Accepted as a conference paper for ACL 2022
Abstract: Pre-trained language models have shown stellar performance in various downstream tasks. But, this usually comes at the cost of high latency and computation, hindering their usage in resource-limited settings. In this work, we propose a novel approach for reducing the computational cost of BERT with minimal loss in downstream performance. Our method dynamically eliminates less contributing tokens through layers, resulting in shorter lengths and consequently lower computational cost. To determine the importance of each token representation, we train a Contribution Predictor for each layer using a gradient-based saliency method. Our experiments on several diverse classification tasks show speedups up to 22x during inference time without much sacrifice in performance. We also validate the quality of the selected tokens in our method using human annotations in the ERASER benchmark. In comparison to other widely used strategies for selecting important tokens, such as saliency and attention, our proposed method has a significantly lower false positive rate in generating rationales.

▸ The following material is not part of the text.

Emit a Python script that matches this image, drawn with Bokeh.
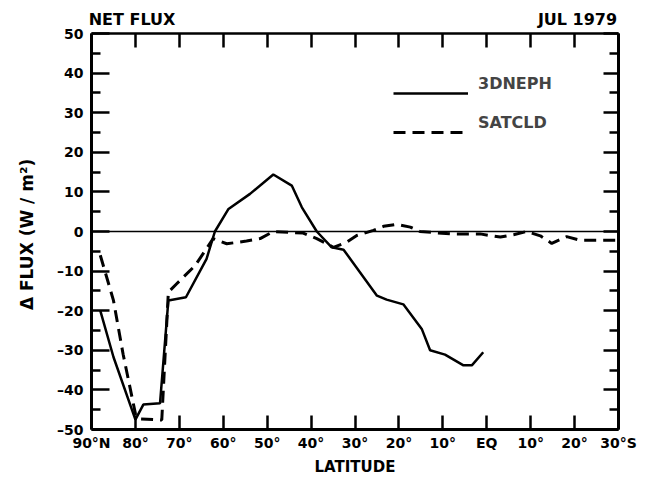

To install the required dependencies for this repo you can use requirements.txt
:
pip install -r requirements.txt
Before fine-tuning and training AdapLeR, you need to create the directories where the fine-tuned model, saliency data, AdapLeR model, and logs are saved. For instance, for an sst2 task for seed 22:
cd directory
./build_task_dirs.sh bert sst2 22
cd ..
python ./run_files/run_classification_bert.py --TASK sst2 --MAX_LENGTH 64 --DATA_SEED 22
python ./tools/store_saliencies.py --TASK sst2 --DATA_SEED 22 --MAX_LENGTH 64 --BATCH_SIZE 4
python ./run_files/run_classification_w_lr.py --TASK sst2 --GAMMA 0.005 --PHI 0.0005 --SAVE_NAME run_1_sst2 --BATCH_SIZE 32 --DATA_SEED 22 --EPOCHS 5 --MAX_LENGTH 64 --LEARNING_RATE 3e-5
For those datasets which have a labelled test split:
python ./run_files/run_classification_evaluation.py --TASK hatexplain --MAX_LENGTH 72 --BATCH_SIZE 48 --MODEL_PATH PATH_TO_MODEL.h5 --LR_MODEL
For GLUE tasks:
python ./run_files/run_glue_prediction.py --TASK sst2 --MAX_LENGTH 64 --LR_MODEL --MODEL_PATH PATH_TO_MODEL.h5 --LR_MODEL
The evaluation method stated above employs a batchwise prediction loop and pre-computed FLOPs formulas for BERT and AdapLeR, which determines the final total speedup.
However to utilize AdapLeR in inference mode it is necessary to feed the model in a single instance manner (as stated in the paper). For this, the model can enter a length-reducing inference mode when the lr_mode=True
flag is set:
encoded = tokenizer.encode_plus("a sample text.", return_tensors="tf")
outputs = model(encoded, lr_mode=True)
This mode will drop the non-contributing tokens in each layer, resulting in a lower computational cost than the vanilla BERT model.